Clearly, the state has failed to properly manage California’s water resources. At one time, this state aggressively built dams, reservoirs, and aqueducts to sustain its swelling population, industry and agricultural production. Farsighted water projects allowed the Central Valley to grow into the greatest farmland in the world, the Bay Area to thrive, and Los Angeles to become, well, Los Angeles.
But that was a different era with different thinking. Since the 1970s, even as the population continued to grow, water projects have become as gridlocked as Los Angeles rush-hour traffic.
“The budget allotments are exactly opposite of those 50 years ago, given we now spend in percentage terms on entitlements and health care what we used to spend on infrastructure and vice versa,” Hoover Institute fellow and lifelong California farmer Victor Davis Hanson recently told the Pacific Research Institute. He notes that the cost overrun alone on the high-speed rail’s first leg “would have paid for the cost of the three key dams . . . which might have given 6 to 7 million-acre feet of storage.”
“If you do not include mini-projects or Los Angeles County and city storage projects for municipal purposes, the last great dam and reservoir was the New Melones Dam of 1979,” Hanson said.
There’s a straight line from decades of indifference and dereliction to the State Water Resources Control Board considering a permanent regulatory regime in which violators will be fined as much as $500 for seven (plus one) deadly water usage sins:
- Hosing off sidewalks and driveways with potable water.
- Watering grass beyond the point of “incidental runoff.”
- Washing cars with hoses that don’t have automatic shutoff nozzles.
- Running fountains or “decorative water features” that don’t recirculate water.
- Watering lawns “during and within 48 hours following measurable rainfall.”
- Serving drinking water in restaurants and bars when it hasn’t been requested.
- Hotels and motels washing “towels and linens daily without providing guests the option of using them again.”
These restrictions might be acceptable in the Third World where undeveloped economies cannot satisfy infrastructure needs.
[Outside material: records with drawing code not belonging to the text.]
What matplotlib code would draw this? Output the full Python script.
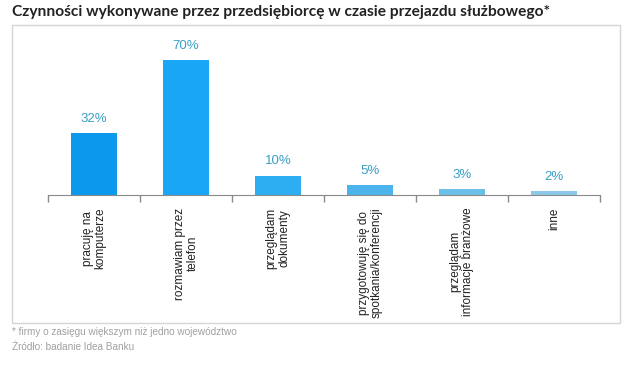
import matplotlib
matplotlib.use("Agg")
import matplotlib.pyplot as plt
from matplotlib.patches import Rectangle

categories = ["pracuję na\nkomputerze", "rozmawiam przez\ntelefon", "przeglądam\ndokumenty",
              "przygotowuję się do\nspotkania/konferencji", "przeglądam\ninformacje branżowe", "inne"]
values = [32, 70, 10, 5, 3, 2]
value_labels = ["32%", "70%", "10%", "5%", "3%", "2%"]
colors = ["#0c98ec", "#1aa6f6", "#2eaef2", "#4cb4ea", "#6cbfe8", "#8cc9e8"]

title = "Czynności wykonywane przez przedsiębiorcę w czasie przejazdu służbowego*"
note1 = "* firmy o zasięgu większym niż jedno województwo"
note2 = "Źródło: badanie Idea Banku"

W, H = 625, 368
fig = plt.figure(figsize=(W/100, H/100), dpi=100)
fig.patch.set_facecolor("white")

# frame box
fig.add_artist(Rectangle((12/W, 1-323/H), (620-12)/W, (323-25)/H, transform=fig.transFigure,
                         fill=False, edgecolor="#d6d6d6", linewidth=1.0))

ax = fig.add_axes([48/W, 1-195/H, 552/W, 155/H])
x = list(range(len(categories)))
ax.bar(x, values, width=0.49, color=colors)
ax.set_xlim(-0.5, len(categories)-0.5)
ax.set_ylim(0, 155/1.93)
for xi, v, lab in zip(x, values, value_labels):
    ax.annotate(lab, (xi, v), xytext=(0, 6), textcoords="offset points", ha="center", va="bottom",
                color="#3a9fc4", fontsize=9.5, family="Liberation Sans")

for s in ["top", "right", "left"]:
    ax.spines[s].set_visible(False)
ax.spines["bottom"].set_color("#8a8a8a")
ax.set_yticks([])
ax.set_xticks(x)
ax.set_xticklabels(categories, rotation=90, ha="center", va="top", multialignment="center",
                   fontsize=8.5, family="Liberation Sans", color="#222222", linespacing=1.1)
ax.tick_params(axis="x", which="major", length=0, pad=9)
ax.set_xticks([i-0.5 for i in range(len(categories)+1)], minor=True)
ax.tick_params(axis="x", which="minor", length=5, color="#8a8a8a", width=1)

fig.text(12/W, 1-12/H, title, fontsize=11.2, fontweight="bold", family="Lato", color="#222222",
         ha="left", va="center")
fig.text(12/W, 1-332/H, note1, fontsize=7.2, family="Liberation Sans", color="#a0a0a0", ha="left", va="center")
fig.text(12/W, 1-347/H, note2, fontsize=7.2, family="Liberation Sans", color="#a0a0a0", ha="left", va="center")

fig.savefig("out.png", dpi=100)
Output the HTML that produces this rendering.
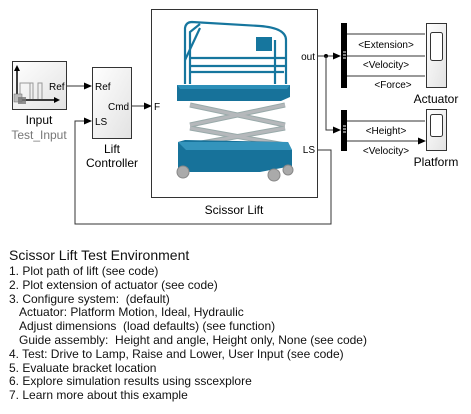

But they should never be acceptable in California.
Outside of a needless and overpriced bullet train, state officials are clearly afraid to build infrastructure. Yes, voters passed a $7.5 billion water bond proposal — Proposition 1 — by a two-thirds majority in 2014. It included $2.7 billion for water storage – the amount needed to build the proposed Sites and Temperance Flat reservoirs. But the state water board has not allocated one dollar yet for increased storage. The lack of progress, says Hanson, is due to “a political decision not to offend environmentalists.”
Meanwhile, Brown’s proposed twin tunnels were downsized recently to a single tunnel in hopes that it will be more acceptable cost-wise. Don’t be surprised if it’s eventually downsized to no project at all.
As officials and special interests wrestle over these ideas, Central Valley farmers beg for more water and 25 million in Southern California are scorched by another drought. These conditions were avoidable, but politicians decided to rely on weather, which they can’t control, rather than pragmatic public policy, which they can.
Kerry Jackson is a fellow with the Center for California Reform at the Pacific Research Institute.